The proposed duty ranges between 3 per cent to 30 per cent of the CIF (cost, insurance, freight) value of the consignment.

The Indian Surfactant Group (ISG) had urged the finance minister not to apply the new tariff structure, according to the ET report.

According to the report, the convenor of the ISG, Manoj Jha, wrote a letter to the finance minister Nirmala Sitharaman, saying the proposed duties would make the industry uncompetitive. He further pointed out that this move will also impact the profitability of the companies, which may lead to subsequent job cuts and downsizing in operations.

The letter also said that this move would increase imports of downstream products like SLS and finished goods such as shampoos, leading to loss of business and employment.

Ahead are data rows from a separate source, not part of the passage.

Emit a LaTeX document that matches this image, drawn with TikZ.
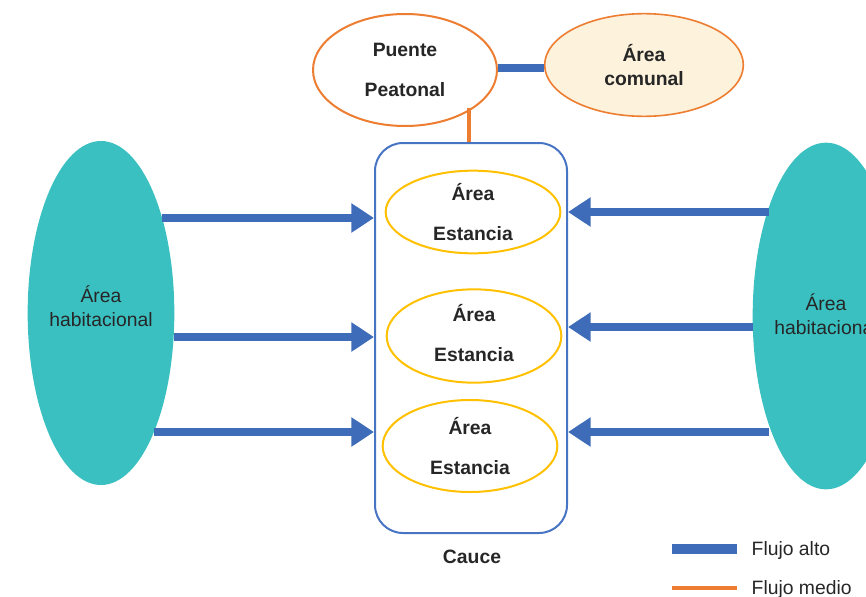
\documentclass[tikz,border=0pt]{standalone}
\usepackage{fontspec}
\setmainfont{Liberation Sans}
\usetikzlibrary{calc, arrows.meta, shapes.geometric}

\definecolor{azul}{RGB}{63,108,184}
\definecolor{azulc}{RGB}{72,116,196}
\definecolor{naranja}{RGB}{237,125,49}
\definecolor{amarillo}{RGB}{255,192,0}
\definecolor{turquesa}{RGB}{59,192,193}
\definecolor{crema}{RGB}{253,242,220}
\definecolor{texto}{RGB}{38,38,38}

\begin{document}
\begin{tikzpicture}[x=0.75pt, y=-0.75pt, text=texto,
  font=\fontsize{14.5}{18}\selectfont,
  elipse/.style={ellipse, line width=1.5pt, inner sep=-4pt, align=center,
    font=\fontsize{14.5}{18}\selectfont\bfseries},
  habit/.style={ellipse, fill=turquesa, inner sep=0pt, align=center,
    minimum width=110pt, minimum height=258pt},
  flujo/.style={azul, line width=6pt, -{Triangle[length=17pt, width=21pt]}}]
  \clip (0,0) rectangle (866,596);

  % puntos de salida de las flechas (borde de las elipses)
  \coordinate (a1) at (162,218);
  \coordinate (a2) at (174,337);
  \coordinate (a3) at (154,432);
  \coordinate (b1) at (769,212);
  \coordinate (b2) at (753,327);
  \coordinate (b3) at (769,432);
  \coordinate (p0) at (469,108);   % bajo el puente

  % parte superior
  \node[elipse, draw=naranja, fill=white, minimum width=138pt, minimum height=84pt]
    (puente) at (405,70) {Puente\\[12pt]Peatonal};
  \node[elipse, draw=naranja, fill=crema, line width=1.2pt, minimum width=149pt, minimum height=77pt]
    (comunal) at (644,65) {Área\\comunal};
  \draw[azul, line width=6pt] (puente.east |- 0,68) -- (comunal.west |- 0,68);

  % cauce
  \node[draw=azulc, line width=1.5pt, rounded corners=21pt,
    minimum width=144pt, minimum height=292.5pt] (cauce) at (471,338) {};
  \draw[naranja, line width=3pt] (p0) -- (p0 |- cauce.north);
  \node[font=\fontsize{14.5}{18}\selectfont\bfseries] (lcauce) at (472,557) {Cauce};

  \node[elipse, draw=amarillo, minimum width=131pt, minimum height=62pt]
    (est1) at (473,212) {Área\\[12pt]Estancia};
  \node[elipse, draw=amarillo, minimum width=131pt, minimum height=70pt, text depth=4pt]
    (est2) at (474,336) {Área\\[12pt]Estancia};
  \node[elipse, draw=amarillo, minimum width=131pt, minimum height=69pt]
    (est3) at (470,446) {Área\\[12pt]Estancia};

  % zonas habitacionales
  \node[habit, text depth=10pt] (hizq) at (101,313) {Área\\habitacional};
  \node[habit, minimum height=260pt, text depth=3pt] (hder) at (826,316) {Área\\habitacional};

  % flujos
  \draw[flujo] (a1) -- (cauce.west |- a1);
  \draw[flujo] (a2) -- (cauce.west |- a2);
  \draw[flujo] (a3) -- (cauce.west |- a3);
  \draw[flujo] (b1) -- (cauce.east |- b1);
  \draw[flujo] (b2) -- (cauce.east |- b2);
  \draw[flujo] (b3) -- (cauce.east |- b3);

  % leyenda
  \coordinate (l1) at (672,549);
  \coordinate (l2) at (737,549);
  \coordinate (m1) at (672,588);
  \coordinate (m2) at (737,588);
  \draw[azul, line width=7pt] (l1) -- (l2);
  \draw[naranja, line width=3.5pt] (m1) -- (m2);
  \node[right] (lalto) at (747,550) {Flujo alto};
  \node[right] (lmedio) at (747,589) {Flujo medio};
\end{tikzpicture}
\end{document}
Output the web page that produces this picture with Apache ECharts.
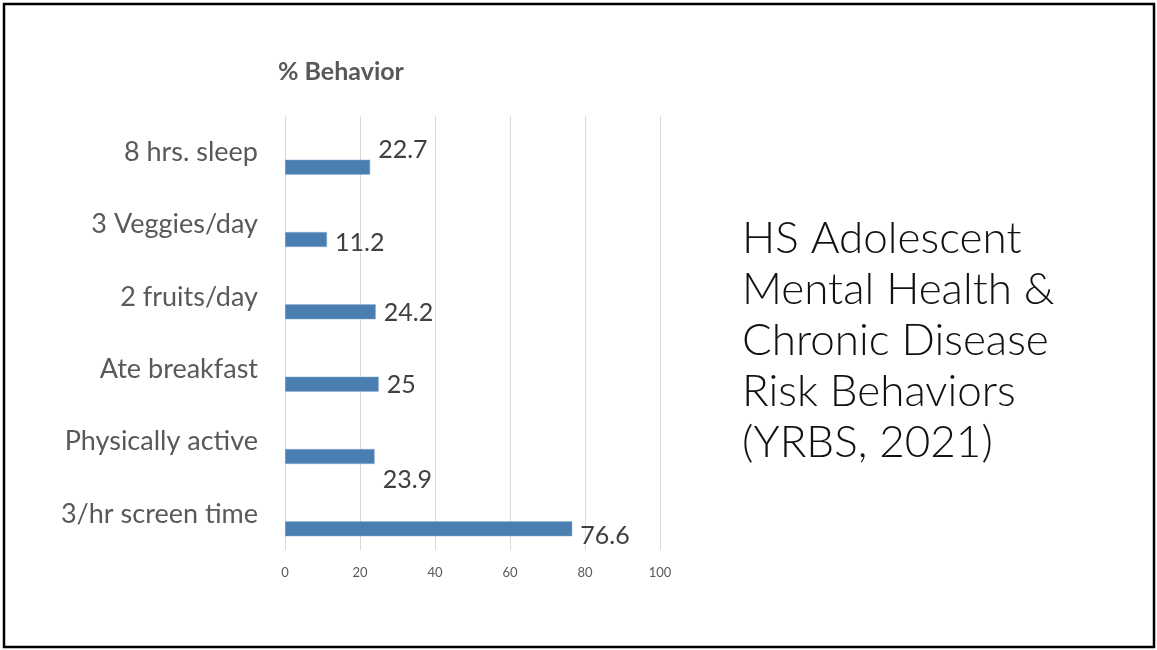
<!DOCTYPE html>
<html>
<head>
<meta charset="utf-8">
<script src="https://cdn.jsdelivr.net/npm/echarts@6/dist/echarts.min.js"></script>
<style>
  html, body { margin: 0; padding: 0; background: #fff; }
  #chart { width: 1157px; height: 650px; }
</style>
</head>
<body>
<div id="chart"></div>
<script>
// data, top to bottom
var categories = ['8 hrs. sleep', '3 Veggies/day', '2 fruits/day', 'Ate breakfast', 'Physically active', '3/hr screen time'];
var behaviorPct = [22.7, 11.2, 24.2, 25, 23.9, 76.6];
var xTicks = [0, 20, 40, 60, 80, 100];
var titleLines = ['HS Adolescent', 'Mental Health &', 'Chronic Disease', 'Risk Behaviors', '(YRBS, 2021)'];

// label nudges (Excel placed them a bit oddly)
var labelDy = [-17, 3, 1, 1, 23, 7];

var chart = echarts.init(document.getElementById('chart'));

var barData = behaviorPct.map(function (v, i) {
    return {
        value: v,
        label: { offset: [0, labelDy[i]] }
    };
});

var option = {
    animation: false,
    grid: { left: 285, right: 497, top: 116, bottom: 100 },
    xAxis: {
        type: 'value',
        min: xTicks[0],
        max: xTicks[xTicks.length - 1],
        interval: 20,
        axisLine: { show: false },
        axisTick: { show: false },
        axisLabel: { color: '#595959', fontSize: 13, fontFamily: 'Lato', margin: 16 },
        splitLine: { lineStyle: { color: '#d9d9d9', width: 1 } }
    },
    yAxis: {
        type: 'category',
        inverse: true,
        data: categories,
        axisLine: { show: false },
        axisTick: { show: false },
        axisLabel: { color: '#595959', fontSize: 27, fontFamily: 'Lato', margin: 27 }
    },
    series: [{
        // empty series, keeps the real bar pushed below the band centre
        name: 'blank',
        type: 'bar',
        barWidth: 15,
        barGap: '100%',
        data: categories.map(function () { return null; })
    }, {
        name: '% Behavior',
        type: 'bar',
        barWidth: 15,
        barGap: '100%',
        itemStyle: { color: '#4a7db0', borderColor: '#8fb0d6', borderWidth: 0.5 },
        label: {
            show: true,
            position: 'right',
            distance: 8,
            color: '#404040',
            fontSize: 25,
            fontFamily: 'Lato'
        },
        data: barData
    }],
    graphic: [{
        type: 'rect',
        shape: { x: 4, y: 4, width: 1150, height: 643 },
        style: { fill: 'none', stroke: '#000', lineWidth: 2.5 },
        silent: true
    }, {
        type: 'text',
        left: 278,
        top: 59,
        style: { text: '% Behavior', fill: '#595959', font: 'bold 25px Lato' }
    }, {
        type: 'text',
        left: 742,
        top: 213,
        style: {
            text: titleLines.join('\n'),
            fill: '#111',
            font: '300 44px Lato',
            lineHeight: 51
        }
    }]
};

chart.setOption(option);
</script>
</body>
</html>
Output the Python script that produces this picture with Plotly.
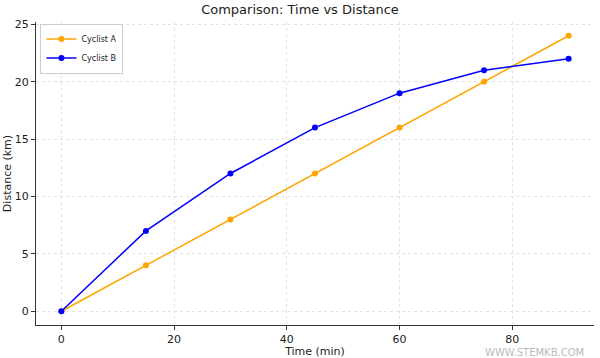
import plotly.graph_objects as go

time_min = [0, 15, 30, 45, 60, 75, 90]
cyclist_a = [0, 4, 8, 12, 16, 20, 24]
cyclist_b = [0, 7, 12, 16, 19, 21, 22]
x_ticks = [0, 20, 40, 60, 80]
y_ticks = [0, 5, 10, 15, 20, 25]

fig = go.Figure()
fig.add_trace(go.Scatter(x=time_min, y=cyclist_a, mode="lines+markers", name="Cyclist A",
                         line=dict(color="orange", width=1.5), marker=dict(size=6, color="orange")))
fig.add_trace(go.Scatter(x=time_min, y=cyclist_b, mode="lines+markers", name="Cyclist B",
                         line=dict(color="blue", width=1.5), marker=dict(size=6, color="blue")))

axis_common = dict(showgrid=True, gridcolor="#e2e2e2", griddash="dot", gridwidth=1,
                   zeroline=False, showline=True, linecolor="#333333", linewidth=1.2,
                   ticks="outside", ticklen=4, tickcolor="#333333", automargin=False,
                   tickfont=dict(size=11, color="#222222"))

fig.update_layout(
    width=600, height=358,
    margin=dict(l=36, r=6, t=22, b=33),
    paper_bgcolor="white", plot_bgcolor="white",
    font=dict(family="DejaVu Sans", color="#222222"),
    title=dict(text="Comparison: Time vs Distance", x=0.5, xanchor="center", y=0.985, yanchor="top",
               font=dict(size=13)),
    xaxis=dict(range=[-4.5, 94.5], tickvals=x_ticks,
               title=dict(text="Time (min)", font=dict(size=11), standoff=0), **axis_common),
    yaxis=dict(range=[-1.2, 25.2], tickvals=y_ticks,
               title=dict(text="Distance (km)", font=dict(size=11), standoff=0), **axis_common),
    legend=dict(x=0.008, y=0.995, xanchor="left", yanchor="top", bgcolor="rgba(255,255,255,0.8)",
                bordercolor="#cccccc", borderwidth=1, font=dict(size=8), itemwidth=30,
                tracegroupgap=0),
    showlegend=True,
)
fig.add_annotation(text="WWW.STEMKB.COM", xref="paper", yref="paper", x=0.985, y=-0.065,
                   xanchor="right", yanchor="top", showarrow=False,
                   font=dict(size=10, color="#bbbbbb"))
fig.write_html("out.html", config={"displayModeBar": False},
               post_script="document.body.style.margin='0';document.body.style.overflow='hidden';")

In February, the commerce ministry's investigation arm Directorate General of Trade Remedies (DGTR), suggested the imposition of the definitive countervailing duty on imports of SFA to offset subsidisation by Indonesia, Malaysia and Thailand in order to protect domestic players.

The DGTR initiated a probe on a complaint by a domestic firm VVF India Ltd alleging that producers and exporters of these chemicals from these three countries got subsidies at various levels.

The probe examined whether the subsidy programmes by these three countries were helping their producers and exporters.

Anti-subsidy or countervailing duties are imposed by countries to protect domestic players against subsidisation from trading partner countries and are allowed under WTO rules.